Question
I am trying to implement a weighted average between two tensors in TensorFlow, where the weight can be learned automatically. Following the advice on how to design a custom layer for a keras model here, my attempt is the following:
class WeightedAverage(tf.keras.layers.Layer):
def __init__(self):
super(WeightedAverage, self).__init__()
init_value = tf.keras.initializers.Constant(value=0.5)
self.w = self.add_weight(name="weight",
initializer=init_value,
trainable=True)
def call(self, inputs):
return tf.keras.layers.average([inputs[0] * self.w,
inputs[1] * (1 - self.w)])
Now the problem is that after training the model, saving, and loading it
again, the value for w
remains 0.5. Is it possible that the parameter does
not receive any gradient updates? When printing the trainable variables of my
model, the parameter is listed and should therefore be included when calling
model.fit
.
Answer
Here is a possibility to implement a weighted average between two tensors, where the weight can be learned automatically. I also introduce the constrain that the weights must sum up to 1. To grant this we have to simply apply a softmax on our weights. In the dummy example below I combine with this method the output of two fully-connected branches but you can manage it in every other scenario
here the custom layer:
class WeightedAverage(Layer):
def __init__(self):
super(WeightedAverage, self).__init__()
def build(self, input_shape):
self.W = self.add_weight(
shape=(1,1,len(input_shape)),
initializer='uniform',
dtype=tf.float32,
trainable=True)
def call(self, inputs):
# inputs is a list of tensor of shape [(n_batch, n_feat), ..., (n_batch, n_feat)]

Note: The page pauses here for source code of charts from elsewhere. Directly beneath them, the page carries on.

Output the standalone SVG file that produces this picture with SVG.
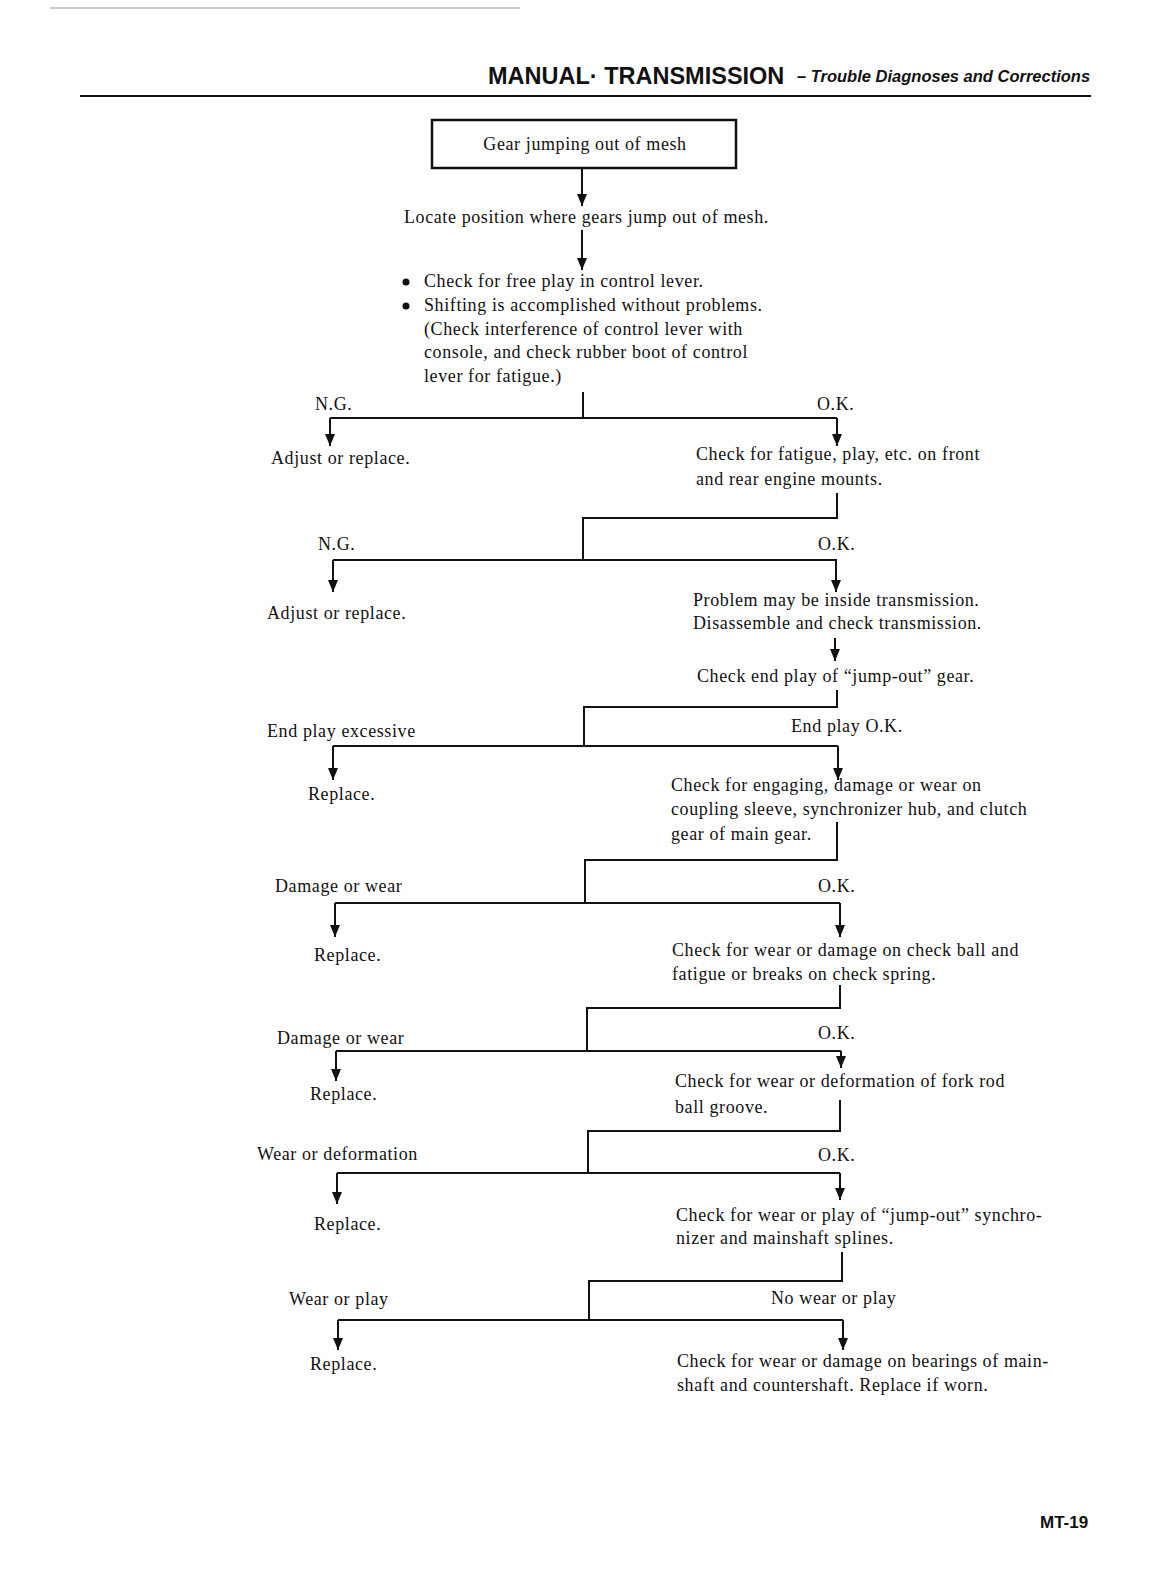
<svg xmlns="http://www.w3.org/2000/svg" width="1166" height="1584" viewBox="0 0 1166 1584">
<style>
  .t { font-family: "Liberation Serif", "Times New Roman", serif; font-size: 18px; letter-spacing: 0.6px; fill: #111; }
  .ln { stroke: #111; stroke-width: 2; fill: none; }
  .ar { stroke: #111; stroke-width: 2; fill: none; marker-end: url(#ah); }
  .hd { font-family: "Liberation Sans", Arial, sans-serif; font-weight: bold; fill: #111; }
</style>
<defs>
  <marker id="ah" viewBox="0 0 12 10" refX="12" refY="5" markerWidth="12" markerHeight="10" markerUnits="userSpaceOnUse" orient="auto">
    <path d="M0,0 L12,5 L0,10 Z" fill="#111"/>
  </marker>
</defs>
<rect width="1166" height="1584" fill="#fff"/>
<g id="header">
  <line x1="50" y1="8" x2="520" y2="8" stroke="#999" stroke-width="1"/>
  <text class="hd" x="488" y="84" font-size="23.5">MANUAL· TRANSMISSION</text>
  <text class="hd" x="797" y="82" font-size="16.5" font-style="italic">– Trouble Diagnoses and Corrections</text>
  <line x1="80" y1="96" x2="1091" y2="96" stroke="#111" stroke-width="2"/>
</g>
<g id="connectors">
  <line class="ar" x1="582" y1="168" x2="582" y2="206"/>
  <line class="ar" x1="582" y1="230" x2="582" y2="270"/>
  <path class="ln" d="M583,392 V418 M330,418 H837"/>
  <path class="ar" d="M330,418 V446"/>
  <path class="ar" d="M837,418 V446"/>
  <path class="ln" d="M837,493 V518 H583 V560 M333,560 H837"/>
  <path class="ar" d="M333,560 V592"/>
  <path class="ar" d="M836,560 V592"/>
  <path class="ar" d="M835,638 V661"/>
  <path class="ln" d="M837,690 V707 H584 V746 M333,746 H838"/>
  <path class="ar" d="M333,746 V780"/>
  <path class="ar" d="M838,746 V780"/>
  <path class="ln" d="M837,822 V860 H585 V903 M335,903 H840"/>
  <path class="ar" d="M335,903 V937"/>
  <path class="ar" d="M840,903 V937"/>
  <path class="ln" d="M840,985 V1008 H587 V1051 M336,1051 H841"/>
  <path class="ar" d="M336,1051 V1081"/>
  <path class="ar" d="M841,1051 V1068"/>
  <path class="ln" d="M840,1100 V1131 H588 V1173 M337,1173 H840"/>
  <path class="ar" d="M337,1173 V1204"/>
  <path class="ar" d="M840,1173 V1200"/>
  <path class="ln" d="M842,1252 V1281 H589 V1320 M338,1320 H843"/>
  <path class="ar" d="M338,1320 V1350"/>
  <path class="ar" d="M843,1320 V1350"/>
</g>
<g id="n-start">
  <rect x="432" y="120" width="304" height="48" fill="none" stroke="#111" stroke-width="2.5"/>
  <text class="t" x="585" y="150" text-anchor="middle">Gear jumping out of mesh</text>
</g>
<g id="n-locate">
  <text class="t" x="404" y="223">Locate position where gears jump out of mesh.</text>
</g>
<g id="n-check1">
  <circle cx="406" cy="282" r="3.5" fill="#111"/>
  <circle cx="406" cy="306" r="3.5" fill="#111"/>
  <text class="t" x="424" y="287">Check for free play in control lever.</text>
  <text class="t" x="424" y="311">Shifting is accomplished without problems.</text>
  <text class="t" x="424" y="335">(Check interference of control lever with</text>
  <text class="t" x="424" y="358">console, and check rubber boot of control</text>
  <text class="t" x="424" y="382">lever for fatigue.)</text>
</g>
<g id="l1">
  <text class="t" x="315" y="410">N.G.</text>
  <text class="t" x="817" y="410">O.K.</text>
</g>
<g id="n-adjust1"><text class="t" x="271" y="464">Adjust or replace.</text></g>
<g id="n-mounts">
  <text class="t" x="696" y="460">Check for fatigue, play, etc. on front</text>
  <text class="t" x="696" y="485">and rear engine mounts.</text>
</g>
<g id="l2">
  <text class="t" x="318" y="550">N.G.</text>
  <text class="t" x="818" y="550">O.K.</text>
</g>
<g id="n-adjust2"><text class="t" x="267" y="619">Adjust or replace.</text></g>
<g id="n-inside">
  <text class="t" x="693" y="606">Problem may be inside transmission.</text>
  <text class="t" x="693" y="629">Disassemble and check transmission.</text>
</g>
<g id="n-endplay"><text class="t" x="697" y="682">Check end play of “jump-out” gear.</text></g>
<g id="l3">
  <text class="t" x="267" y="737">End play excessive</text>
  <text class="t" x="791" y="732">End play O.K.</text>
</g>
<g id="n-replace1"><text class="t" x="308" y="800">Replace.</text></g>
<g id="n-engaging">
  <text class="t" x="671" y="791">Check for engaging, damage or wear on</text>
  <text class="t" x="671" y="815">coupling sleeve, synchronizer hub, and clutch</text>
  <text class="t" x="671" y="840">gear of main gear.</text>
</g>
<g id="l4">
  <text class="t" x="275" y="892">Damage or wear</text>
  <text class="t" x="818" y="892">O.K.</text>
</g>
<g id="n-replace2"><text class="t" x="314" y="961">Replace.</text></g>
<g id="n-checkball">
  <text class="t" x="672" y="956">Check for wear or damage on check ball and</text>
  <text class="t" x="672" y="980">fatigue or breaks on check spring.</text>
</g>
<g id="l5">
  <text class="t" x="277" y="1044">Damage or wear</text>
  <text class="t" x="818" y="1039">O.K.</text>
</g>
<g id="n-replace3"><text class="t" x="310" y="1100">Replace.</text></g>
<g id="n-forkrod">
  <text class="t" x="675" y="1087">Check for wear or deformation of fork rod</text>
  <text class="t" x="675" y="1113">ball groove.</text>
</g>
<g id="l6">
  <text class="t" x="257" y="1160">Wear or deformation</text>
  <text class="t" x="818" y="1161">O.K.</text>
</g>
<g id="n-replace4"><text class="t" x="314" y="1230">Replace.</text></g>
<g id="n-splines">
  <text class="t" x="676" y="1221">Check for wear or play of “jump-out” synchro-</text>
  <text class="t" x="676" y="1244">nizer and mainshaft splines.</text>
</g>
<g id="l7">
  <text class="t" x="289" y="1305">Wear or play</text>
  <text class="t" x="771" y="1304">No wear or play</text>
</g>
<g id="n-replace5"><text class="t" x="310" y="1370">Replace.</text></g>
<g id="n-bearings">
  <text class="t" x="677" y="1367">Check for wear or damage on bearings of main-</text>
  <text class="t" x="677" y="1391">shaft and countershaft. Replace if worn.</text>
</g>
<g id="footer">
  <text class="hd" x="1040" y="1528" font-size="17">MT-19</text>
</g>
</svg>
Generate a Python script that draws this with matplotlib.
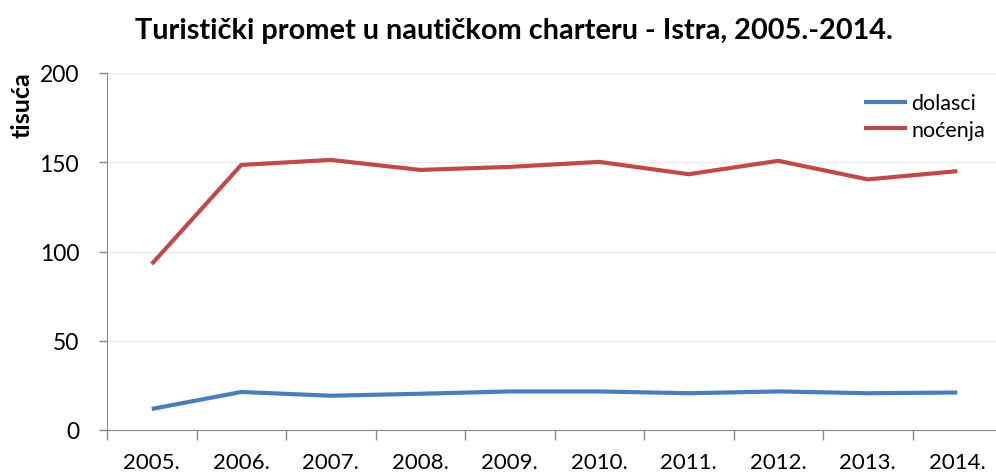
import numpy as np
import matplotlib.pyplot as plt

# Podaci (tisuće)
godine = ['2005.', '2006.', '2007.', '2008.', '2009.', '2010.', '2011.', '2012.', '2013.', '2014.']
dolasci = [11.8, 21.3, 19.2, 20.3, 21.6, 21.6, 20.6, 21.6, 20.6, 21.0]
nocenja = [93.0, 148.5, 151.3, 145.7, 147.4, 150.2, 143.3, 150.8, 140.4, 145.0]

plt.rcParams['font.family'] = ['Lato', 'DejaVu Sans']

fig = plt.figure(figsize=(9.96, 4.77), dpi=100)
# os: lijevo 107px, dolje 431px, gore 74px, desno ~1002px
ax = fig.add_axes([107/996, (477-431)/477, (1002-107)/996, (431-74)/477])

x = np.arange(len(godine))
ax.plot(x, dolasci, color='#4A7EBB', lw=3, solid_capstyle='butt', label='dolasci')
ax.plot(x, nocenja, color='#BE4B48', lw=3, solid_capstyle='butt', label='noćenja')

ax.set_xlim(-0.5, 9.5)
ax.set_ylim(0, 200)
ax.set_yticks([0, 50, 100, 150, 200])
ax.set_xticks(np.arange(-0.5, 10, 1), minor=False)
ax.set_xticklabels([])
ax.set_xticks(x, minor=True)
ax.set_xticklabels(godine, minor=True)
ax.tick_params(axis='x', which='major', length=7, color='#898989', width=1)
ax.tick_params(axis='x', which='minor', length=0, pad=16, labelsize=16, labelcolor='#000000')
ax.tick_params(axis='y', length=6, color='#898989', width=1, pad=14, labelsize=16.5)

ax.grid(axis='y', color='#EBEBEB', lw=1)
ax.set_axisbelow(True)
for s in ['top', 'right']:
    ax.spines[s].set_visible(False)
for s in ['left', 'bottom']:
    ax.spines[s].set_color('#898989')

fig.text(22/996, 1 - 105/477, 'tisuća', rotation=90, ha='center', va='center',
         fontsize=18, fontweight='bold')
fig.text(514/996, 1 - 31/477, 'Turistički promet u nautičkom charteru - Istra, 2005.-2014.',
         ha='center', va='center', fontsize=20.8, fontweight='bold')

ax.legend(loc='upper right', bbox_to_anchor=(1.003, 0.997), frameon=False, fontsize=15.5,
          handlelength=2.0, handletextpad=0.2, labelspacing=0.3)

fig.savefig('out.png', dpi=100)
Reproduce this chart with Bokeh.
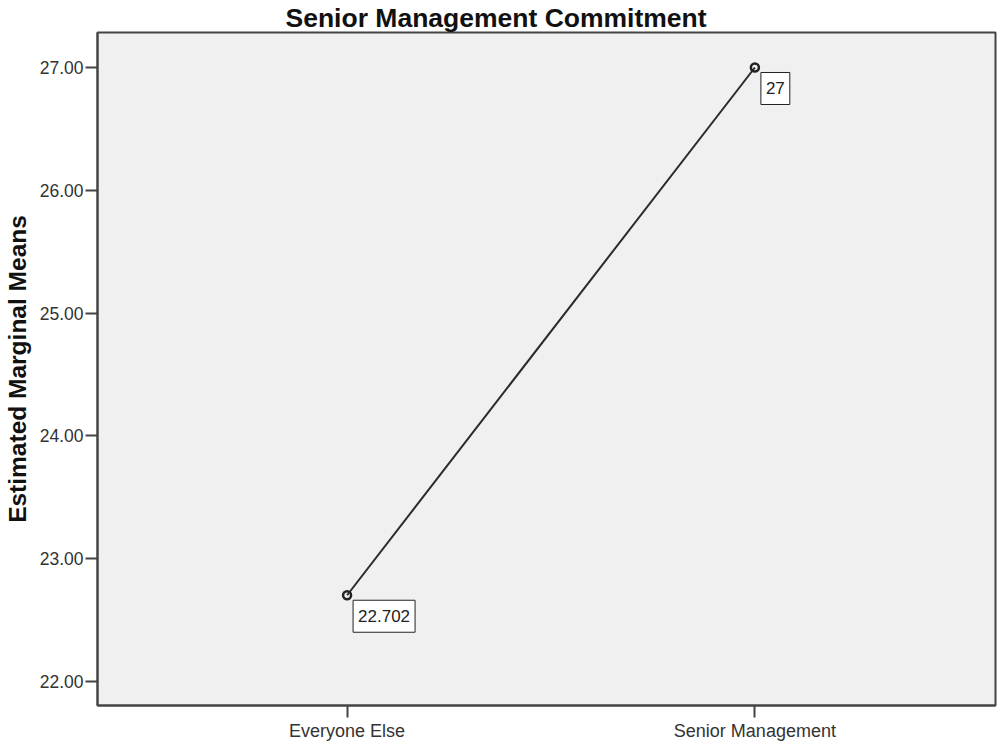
from bokeh.plotting import figure
from bokeh.models import ColumnDataSource, FixedTicker, Range1d
from bokeh.core.properties import value
from bokeh.embed import file_html
from bokeh.resources import INLINE

categories = ["Everyone Else", "Senior Management"]
means = [22.702, 27.0]
mean_labels = ["22.702", "27"]
y_ticks = [22.0, 23.0, 24.0, 25.0, 26.0, 27.0]
y_tick_labels = ["22.00", "23.00", "24.00", "25.00", "26.00", "27.00"]

xpos = list(range(len(categories)))
src = ColumnDataSource(dict(x=xpos, y=means, lab=mean_labels))

FONT = "Liberation Sans"

p = figure(width=997, height=743, output_backend="svg", toolbar_location=None,
           x_range=Range1d(-0.612, 1.59), y_range=Range1d(21.804, 27.285),
           title="Senior Management Commitment")
p.min_border_left = 91
p.min_border_right = 2
p.min_border_top = 0
p.min_border_bottom = 0

p.title.text_font = FONT
p.title.text_font_size = "26.5px"
p.title.text_font_style = "bold"
p.title.text_color = "#111111"
p.title.align = "left"
p.title.offset = 188
p.title.standoff = 0

p.background_fill_color = "#f0f0f0"
p.border_fill_color = "white"
p.outline_line_color = "#444444"
p.outline_line_width = 2
p.grid.visible = False

p.line("x", "y", source=src, line_color="#2a2a2a", line_width=2)
p.scatter("x", "y", source=src, size=8, fill_color=None, line_color="#222222", line_width=2.5)

p.text("x", "y", text="lab", source=src, x_offset=6, y_offset=5,
       text_align="left", text_baseline="top", text_font=value(FONT), text_font_size="17px",
       text_color="#222222", background_fill_color="white", border_line_color="#222222",
       border_line_width=1, padding=dict(left=5, right=5, top=10, bottom=10))

ya = p.yaxis[0]
ya.ticker = FixedTicker(ticks=y_ticks)
ya.major_label_overrides = {t: l for t, l in zip(y_ticks, y_tick_labels)}
ya.axis_label = "Estimated Marginal Means"
ya.axis_label_text_font = FONT
ya.axis_label_text_font_size = "24.5px"
ya.axis_label_text_font_style = "bold"
ya.axis_label_text_color = "#111111"
ya.axis_label_standoff = 6
ya.major_label_standoff = 2
ya.major_label_text_font_size = "17.5px"

xa = p.xaxis[0]
xa.ticker = FixedTicker(ticks=xpos)
xa.major_label_overrides = {i: c for i, c in zip(xpos, categories)}
xa.major_label_standoff = 3
xa.major_label_text_font_size = "18px"

for ax in (xa, ya):
    ax.axis_line_color = "#444444"
    ax.axis_line_width = 2
    ax.major_tick_line_color = "#444444"
    ax.major_tick_line_width = 2
    ax.major_tick_out = 12
    ax.major_tick_in = 0
    ax.minor_tick_line_color = None
    ax.major_label_text_font = FONT
    ax.major_label_text_color = "#333333"

open("out.html", "w").write(file_html(p, INLINE))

# expand last dim of each input passed [(n_batch, n_feat, 1), ..., (n_batch, n_feat, 1)]
inputs = [tf.expand_dims(i, -1) for i in inputs]
inputs = Concatenate(axis=-1)(inputs) # (n_batch, n_feat, n_inputs)
weights = tf.nn.softmax(self.W, axis=-1) # (1,1,n_inputs)
# weights sum up to one on last dim
return tf.reduce_sum(weights*inputs, axis=-1) # (n_batch, n_feat)
here the full example in a regression problem:
inp1 = Input((100,))
inp2 = Input((100,))
x1 = Dense(32, activation='relu')(inp1)
x2 = Dense(32, activation='relu')(inp2)
W_Avg = WeightedAverage()([x1,x2])
out = Dense(1)(W_Avg)
m = Model([inp1,inp2], out)
m.compile('adam','mse')
n_sample = 1000
X1 = np.random.uniform(0,1, (n_sample,100))
X2 = np.random.uniform(0,1, (n_sample,100))
y = np.random.uniform(0,1, (n_sample,1))
m.fit([X1,X2], y, epochs=10)
in the end, you can also visualize the value of the weights in this way:
tf.nn.softmax(m.get_weights()[-3]).numpy()